Find a function f(n) such that $ T(n)=16 \cdot T(\frac{n}{4}) + f(n) = \Theta(n \cdot log(n)) $
Also, another section of the question is where $T(n) = \Theta(n^{2})$
I've tried using the master method in reverse, but have failed to accomplish anything.
Any ideas?
EDIT! My apologies! I have just discovered that some of the questions were meant to be unsolvable, the matter is understood then. Thank you all for your guidelines!
This will not be possible.

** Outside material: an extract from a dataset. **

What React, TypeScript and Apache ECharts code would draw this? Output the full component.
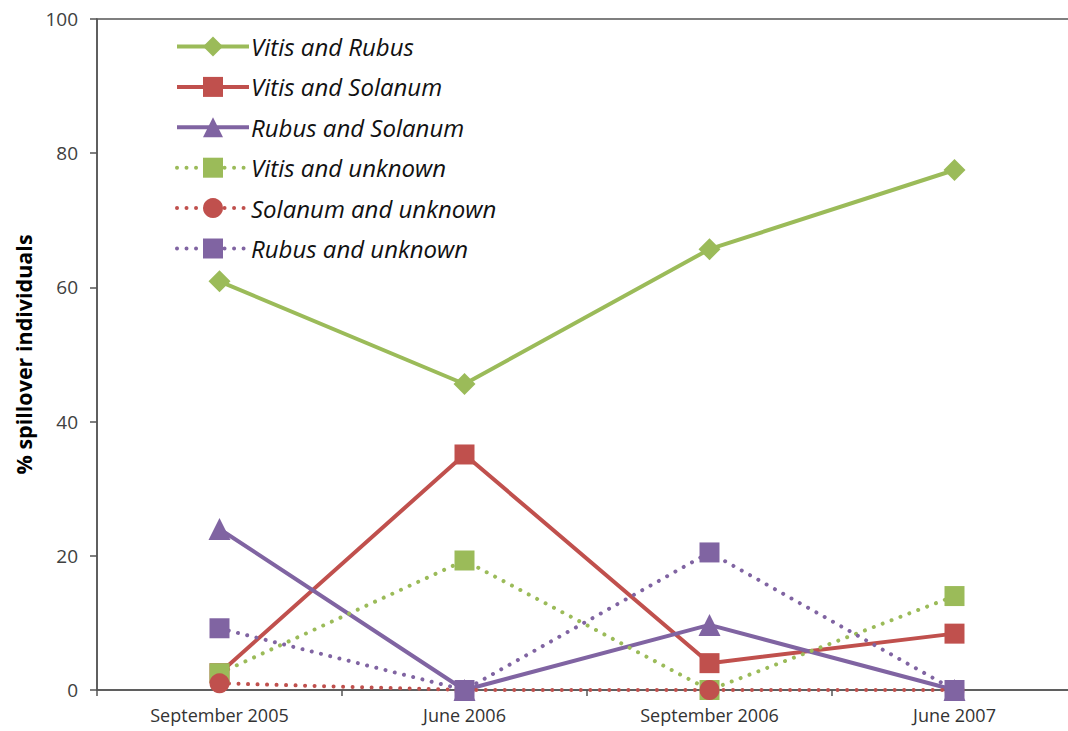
import React, { useEffect, useRef } from "react";
import * as echarts from "echarts";

const categories = ["September 2005", "June 2006", "September 2006", "June 2007"];
const vitisRubus = [60.9, 45.6, 65.7, 77.5];
const vitisSolanum = [2.5, 35.1, 4.0, 8.4];
const rubusSolanum = [24.0, 0, 9.7, 0];
const vitisUnknown = [2.5, 19.3, 0, 14.0];
const solanumUnknown = [1.0, 0, 0, 0];
const rubusUnknown = [9.2, 0, 20.5, 0];
const yTicks = { min: 0, max: 100, interval: 20 };

const GREEN = "#9BBB59";
const RED = "#C0504D";
const PURPLE = "#8064A2";

export default function App() {
  const ref = useRef<HTMLDivElement>(null);
  useEffect(() => {
    if (!ref.current) return;
    const chart = echarts.init(ref.current, null, { renderer: "svg" });
    const solid = (name: string, data: number[], color: string, symbol: string, size: number) => ({
      name,
      type: "line",
      data,
      symbol,
      symbolSize: size,
      showAllSymbol: true,
      itemStyle: { color },
      lineStyle: { color, width: 4 },
    });
    const dotted = (name: string, data: number[], color: string, symbol: string, size: number) => ({
      name,
      type: "line",
      data,
      symbol,
      symbolSize: size,
      showAllSymbol: true,
      itemStyle: { color },
      lineStyle: { color, width: 4, type: [0.01, 9.5], cap: "round" },
    });
    chart.setOption({
      animation: false,
      backgroundColor: "#fff",
      grid: {
        left: 97,
        top: 19,
        width: 980,
        height: 671,
        show: true,
        borderColor: "#555",
        borderWidth: 1.5,
        backgroundColor: "transparent",
      },
      legend: {
        orient: "vertical",
        left: 170,
        top: 29.5,
        itemWidth: 72,
        itemHeight: 25,
        itemGap: 16.4,
        lineStyle: { width: 4 },
        textStyle: {
          fontFamily: "Open Sans",
          fontStyle: "italic",
          fontSize: 24,
          lineHeight: 24,
          color: "#111",
          padding: [0, 0, 0, -3],
        },
        data: [
          "Vitis and Rubus",
          "Vitis and Solanum",
          "Rubus and Solanum",
          "Vitis and unknown",
          "Solanum and unknown",
          "Rubus and unknown",
        ],
      },
      xAxis: {
        type: "category",
        data: categories,
        boundaryGap: true,
        axisLine: { lineStyle: { color: "#555", width: 1.5 } },
        axisTick: { show: true, length: 6, lineStyle: { color: "#555", width: 1.5 } },
        axisLabel: {
          fontFamily: "Open Sans",
          fontSize: 18,
          color: "#333",
          margin: 16,
        },
      },
      yAxis: {
        type: "value",
        min: yTicks.min,
        max: yTicks.max,
        interval: yTicks.interval,
        name: "% spillover individuals",
        nameLocation: "middle",
        nameGap: 62,
        nameTextStyle: {
          fontFamily: "Open Sans",
          fontWeight: "bold",
          fontSize: 21.5,
          color: "#000",
        },
        splitLine: { show: false },
        axisLine: { show: true, lineStyle: { color: "#555", width: 1.5 } },
        axisTick: { show: true, length: 7, lineStyle: { color: "#555", width: 1.5 } },
        axisLabel: {
          fontFamily: "Open Sans",
          fontSize: 19,
          color: "#404040",
          margin: 19,
        },
      },
      series: [
        solid("Vitis and Rubus", vitisRubus, GREEN, "diamond", 22),
        solid("Vitis and Solanum", vitisSolanum, RED, "rect", 20),
        solid("Rubus and Solanum", rubusSolanum, PURPLE, "triangle", 22),
        dotted("Vitis and unknown", vitisUnknown, GREEN, "rect", 20),
        dotted("Solanum and unknown", solanumUnknown, RED, "circle", 20),
        dotted("Rubus and unknown", rubusUnknown, PURPLE, "rect", 20),
      ],
    });
    return () => chart.dispose();
  }, []);
  return (
    <div
      ref={ref}
      style={{ position: "fixed", left: 0, top: 0, width: 1090, height: 731 }}
    />
  );
}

Notice that under the (very natural) assumption that $f\geq 0$, then you get $$ T(n) \geq 16 T\!\left(\frac{n}{4}\right) $$ so that $T(n) \geq T^\prime(n)$ where $T^\prime$ is defined by the same initial conditions as $T$ and satisfies $$ T^\prime(n) = 16 T^\prime\!\left(\frac{n}{4}\right) $$ Not, solving this last recurrence (e.g., via the Master theorem, although in this case it is overkill) results in $T^\prime(n) = \Theta(n^2)$. Therefore, we get $T(n) = \Omega(n^2)$, ruling out the possibility that $T(n) = \Theta(n\log n)$.
Note that getting $T(n) = \Theta(n^2\log n)$, however, is possible, so it may have been a typo.